Source code of charts:
—————

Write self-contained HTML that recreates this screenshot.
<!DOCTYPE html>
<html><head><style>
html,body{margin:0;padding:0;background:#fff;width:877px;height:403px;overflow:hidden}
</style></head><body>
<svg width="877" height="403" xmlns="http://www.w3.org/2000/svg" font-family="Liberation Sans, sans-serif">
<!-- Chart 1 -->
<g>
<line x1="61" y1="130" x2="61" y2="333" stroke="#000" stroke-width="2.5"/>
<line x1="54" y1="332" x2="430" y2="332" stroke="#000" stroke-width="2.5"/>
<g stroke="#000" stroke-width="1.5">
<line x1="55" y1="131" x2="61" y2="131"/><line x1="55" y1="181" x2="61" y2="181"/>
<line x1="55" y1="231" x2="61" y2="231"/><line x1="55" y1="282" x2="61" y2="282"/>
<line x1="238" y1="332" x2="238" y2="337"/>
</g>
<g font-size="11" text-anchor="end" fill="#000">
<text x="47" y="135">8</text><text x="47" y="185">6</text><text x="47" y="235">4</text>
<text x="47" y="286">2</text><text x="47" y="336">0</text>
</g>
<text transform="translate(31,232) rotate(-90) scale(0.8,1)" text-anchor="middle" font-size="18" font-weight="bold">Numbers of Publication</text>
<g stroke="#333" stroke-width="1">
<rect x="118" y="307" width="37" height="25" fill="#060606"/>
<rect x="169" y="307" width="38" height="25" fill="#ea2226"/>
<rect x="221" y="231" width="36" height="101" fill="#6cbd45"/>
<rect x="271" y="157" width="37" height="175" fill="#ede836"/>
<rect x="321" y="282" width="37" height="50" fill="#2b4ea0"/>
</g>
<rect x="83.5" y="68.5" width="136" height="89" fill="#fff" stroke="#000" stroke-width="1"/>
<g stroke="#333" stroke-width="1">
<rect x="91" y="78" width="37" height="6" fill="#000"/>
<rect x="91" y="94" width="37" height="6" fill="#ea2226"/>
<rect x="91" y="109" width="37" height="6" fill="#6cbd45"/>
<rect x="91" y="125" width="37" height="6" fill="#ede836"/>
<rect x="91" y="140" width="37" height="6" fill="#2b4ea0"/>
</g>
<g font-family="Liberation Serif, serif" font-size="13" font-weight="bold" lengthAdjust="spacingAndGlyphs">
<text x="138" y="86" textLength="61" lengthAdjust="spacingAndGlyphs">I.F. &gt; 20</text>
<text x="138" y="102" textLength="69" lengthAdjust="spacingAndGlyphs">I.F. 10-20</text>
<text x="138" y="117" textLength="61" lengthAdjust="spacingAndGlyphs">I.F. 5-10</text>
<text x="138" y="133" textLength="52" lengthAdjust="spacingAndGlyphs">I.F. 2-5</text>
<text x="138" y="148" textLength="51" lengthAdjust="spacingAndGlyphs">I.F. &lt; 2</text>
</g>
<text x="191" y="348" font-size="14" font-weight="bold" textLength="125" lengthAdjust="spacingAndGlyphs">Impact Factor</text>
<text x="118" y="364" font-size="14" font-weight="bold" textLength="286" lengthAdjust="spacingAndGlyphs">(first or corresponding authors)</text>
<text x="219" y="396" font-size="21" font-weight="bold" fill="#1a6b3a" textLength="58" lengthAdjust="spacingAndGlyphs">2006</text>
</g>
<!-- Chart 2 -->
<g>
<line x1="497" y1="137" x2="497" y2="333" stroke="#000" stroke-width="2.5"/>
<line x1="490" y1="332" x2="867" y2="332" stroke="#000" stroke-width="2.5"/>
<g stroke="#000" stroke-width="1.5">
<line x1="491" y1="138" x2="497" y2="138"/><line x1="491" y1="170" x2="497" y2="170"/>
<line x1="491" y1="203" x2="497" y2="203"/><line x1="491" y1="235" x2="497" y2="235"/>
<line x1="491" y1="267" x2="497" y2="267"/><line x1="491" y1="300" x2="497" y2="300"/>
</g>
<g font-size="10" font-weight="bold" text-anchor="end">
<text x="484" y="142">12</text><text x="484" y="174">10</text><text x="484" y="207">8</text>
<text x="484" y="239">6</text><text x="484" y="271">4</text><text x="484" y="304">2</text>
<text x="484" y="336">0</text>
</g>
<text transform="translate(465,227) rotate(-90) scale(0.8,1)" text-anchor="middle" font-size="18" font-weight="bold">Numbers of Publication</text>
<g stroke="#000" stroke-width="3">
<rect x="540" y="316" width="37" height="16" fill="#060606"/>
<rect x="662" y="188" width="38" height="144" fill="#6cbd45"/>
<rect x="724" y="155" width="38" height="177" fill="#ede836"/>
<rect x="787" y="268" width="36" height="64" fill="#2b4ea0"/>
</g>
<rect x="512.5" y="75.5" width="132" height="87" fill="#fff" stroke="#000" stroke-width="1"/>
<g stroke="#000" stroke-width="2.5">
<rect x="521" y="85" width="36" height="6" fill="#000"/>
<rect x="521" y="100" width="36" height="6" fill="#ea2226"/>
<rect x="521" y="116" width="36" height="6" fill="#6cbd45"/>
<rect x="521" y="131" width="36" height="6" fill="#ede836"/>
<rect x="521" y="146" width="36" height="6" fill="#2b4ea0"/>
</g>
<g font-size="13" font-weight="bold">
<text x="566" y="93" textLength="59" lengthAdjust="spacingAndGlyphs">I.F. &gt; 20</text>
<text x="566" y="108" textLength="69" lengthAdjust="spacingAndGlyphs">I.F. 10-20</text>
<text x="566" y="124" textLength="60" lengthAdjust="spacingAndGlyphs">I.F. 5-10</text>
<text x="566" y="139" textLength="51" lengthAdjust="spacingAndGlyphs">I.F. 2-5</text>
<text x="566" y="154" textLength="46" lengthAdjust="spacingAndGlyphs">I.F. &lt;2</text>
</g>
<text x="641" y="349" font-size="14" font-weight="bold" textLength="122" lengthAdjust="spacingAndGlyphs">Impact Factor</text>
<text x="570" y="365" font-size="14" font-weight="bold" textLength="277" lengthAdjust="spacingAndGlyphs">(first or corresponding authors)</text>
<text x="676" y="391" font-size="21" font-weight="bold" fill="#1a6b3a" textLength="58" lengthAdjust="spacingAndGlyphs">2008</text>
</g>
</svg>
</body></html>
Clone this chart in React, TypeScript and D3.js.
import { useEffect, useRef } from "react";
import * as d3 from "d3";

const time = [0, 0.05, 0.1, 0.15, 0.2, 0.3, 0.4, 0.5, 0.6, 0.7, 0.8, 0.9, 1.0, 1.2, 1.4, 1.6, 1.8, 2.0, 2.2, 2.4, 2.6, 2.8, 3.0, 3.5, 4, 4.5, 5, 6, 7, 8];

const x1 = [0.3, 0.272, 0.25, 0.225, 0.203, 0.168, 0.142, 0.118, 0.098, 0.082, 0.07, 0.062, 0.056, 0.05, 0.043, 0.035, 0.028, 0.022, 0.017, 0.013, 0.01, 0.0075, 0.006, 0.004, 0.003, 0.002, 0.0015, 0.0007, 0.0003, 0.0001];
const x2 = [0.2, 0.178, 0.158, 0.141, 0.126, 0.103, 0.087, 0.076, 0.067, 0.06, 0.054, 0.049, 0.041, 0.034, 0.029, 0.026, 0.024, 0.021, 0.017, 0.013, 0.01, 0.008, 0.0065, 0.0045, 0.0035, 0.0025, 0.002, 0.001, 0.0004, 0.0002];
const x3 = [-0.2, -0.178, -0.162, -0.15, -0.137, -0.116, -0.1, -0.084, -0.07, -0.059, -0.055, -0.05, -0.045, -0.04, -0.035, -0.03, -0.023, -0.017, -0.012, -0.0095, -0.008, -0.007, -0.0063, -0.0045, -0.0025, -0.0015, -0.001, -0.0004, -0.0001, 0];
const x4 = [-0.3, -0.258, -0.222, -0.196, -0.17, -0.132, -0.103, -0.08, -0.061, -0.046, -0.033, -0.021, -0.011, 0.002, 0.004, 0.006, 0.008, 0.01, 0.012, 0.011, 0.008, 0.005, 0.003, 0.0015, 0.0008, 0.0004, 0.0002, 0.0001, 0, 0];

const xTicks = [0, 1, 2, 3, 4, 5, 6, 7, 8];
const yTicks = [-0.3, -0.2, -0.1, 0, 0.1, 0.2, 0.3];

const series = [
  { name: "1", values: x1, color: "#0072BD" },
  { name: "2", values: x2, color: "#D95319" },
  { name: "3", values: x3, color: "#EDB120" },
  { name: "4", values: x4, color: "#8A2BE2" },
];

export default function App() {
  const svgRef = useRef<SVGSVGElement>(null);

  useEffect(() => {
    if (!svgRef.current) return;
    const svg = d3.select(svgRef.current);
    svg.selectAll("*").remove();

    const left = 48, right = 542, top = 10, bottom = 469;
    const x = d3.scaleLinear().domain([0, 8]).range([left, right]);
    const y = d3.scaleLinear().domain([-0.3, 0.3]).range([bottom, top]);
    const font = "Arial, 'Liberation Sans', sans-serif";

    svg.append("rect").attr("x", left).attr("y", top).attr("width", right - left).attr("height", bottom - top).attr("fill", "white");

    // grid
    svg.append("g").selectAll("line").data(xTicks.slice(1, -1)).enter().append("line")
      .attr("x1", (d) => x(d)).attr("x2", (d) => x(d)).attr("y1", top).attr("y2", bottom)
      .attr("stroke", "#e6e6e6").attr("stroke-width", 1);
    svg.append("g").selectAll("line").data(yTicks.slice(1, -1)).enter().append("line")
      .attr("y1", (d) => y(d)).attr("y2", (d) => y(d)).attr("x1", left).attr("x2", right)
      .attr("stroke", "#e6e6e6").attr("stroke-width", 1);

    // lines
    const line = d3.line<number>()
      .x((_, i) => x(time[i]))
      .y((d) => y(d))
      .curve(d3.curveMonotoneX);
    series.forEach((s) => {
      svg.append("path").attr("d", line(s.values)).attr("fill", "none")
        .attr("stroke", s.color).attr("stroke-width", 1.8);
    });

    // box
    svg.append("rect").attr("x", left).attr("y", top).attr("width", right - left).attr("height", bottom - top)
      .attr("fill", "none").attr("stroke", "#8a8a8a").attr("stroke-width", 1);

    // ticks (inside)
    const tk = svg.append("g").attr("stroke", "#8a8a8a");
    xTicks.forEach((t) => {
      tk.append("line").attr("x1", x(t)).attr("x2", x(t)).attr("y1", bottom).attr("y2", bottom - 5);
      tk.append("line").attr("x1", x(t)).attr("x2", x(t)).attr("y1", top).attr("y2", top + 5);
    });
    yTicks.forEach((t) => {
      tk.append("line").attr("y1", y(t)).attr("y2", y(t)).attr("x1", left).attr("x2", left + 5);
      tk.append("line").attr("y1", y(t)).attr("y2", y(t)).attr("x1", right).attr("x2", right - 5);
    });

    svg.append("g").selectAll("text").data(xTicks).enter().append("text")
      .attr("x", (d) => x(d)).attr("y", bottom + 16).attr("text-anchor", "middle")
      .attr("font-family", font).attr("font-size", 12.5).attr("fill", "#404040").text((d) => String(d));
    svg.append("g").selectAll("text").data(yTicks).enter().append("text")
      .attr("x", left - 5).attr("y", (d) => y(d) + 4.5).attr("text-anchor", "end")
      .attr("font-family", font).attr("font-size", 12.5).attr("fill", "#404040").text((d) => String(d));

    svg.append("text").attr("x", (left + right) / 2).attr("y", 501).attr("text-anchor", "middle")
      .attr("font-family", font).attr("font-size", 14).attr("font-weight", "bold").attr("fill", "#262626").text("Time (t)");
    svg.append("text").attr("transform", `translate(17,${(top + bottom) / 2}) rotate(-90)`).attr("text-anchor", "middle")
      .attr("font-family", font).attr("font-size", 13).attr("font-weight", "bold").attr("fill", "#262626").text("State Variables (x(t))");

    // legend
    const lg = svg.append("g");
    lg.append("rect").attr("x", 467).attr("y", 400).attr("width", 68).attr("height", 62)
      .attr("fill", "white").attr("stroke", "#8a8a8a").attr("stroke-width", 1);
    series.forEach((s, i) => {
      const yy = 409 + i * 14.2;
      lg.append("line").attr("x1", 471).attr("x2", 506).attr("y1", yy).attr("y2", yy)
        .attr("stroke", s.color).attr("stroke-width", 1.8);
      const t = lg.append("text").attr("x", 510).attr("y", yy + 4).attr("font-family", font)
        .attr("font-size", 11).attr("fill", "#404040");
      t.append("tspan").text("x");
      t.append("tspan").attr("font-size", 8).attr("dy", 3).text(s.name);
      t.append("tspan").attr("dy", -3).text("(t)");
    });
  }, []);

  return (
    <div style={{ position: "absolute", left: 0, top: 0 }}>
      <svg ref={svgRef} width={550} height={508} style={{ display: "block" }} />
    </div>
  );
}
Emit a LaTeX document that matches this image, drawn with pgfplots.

—————

# Instructions to follow:
From the records above, quote only the lines running from the line with "Clone this chart" to the line with "4.5, 5, 6, 7, 8];", both lines included.

# Result:
Clone this chart in React, TypeScript and D3.js.
import { useEffect, useRef } from "react";
import * as d3 from "d3";

const time = [0, 0.05, 0.1, 0.15, 0.2, 0.3, 0.4, 0.5, 0.6, 0.7, 0.8, 0.9, 1.0, 1.2, 1.4, 1.6, 1.8, 2.0, 2.2, 2.4, 2.6, 2.8, 3.0, 3.5, 4, 4.5, 5, 6, 7, 8];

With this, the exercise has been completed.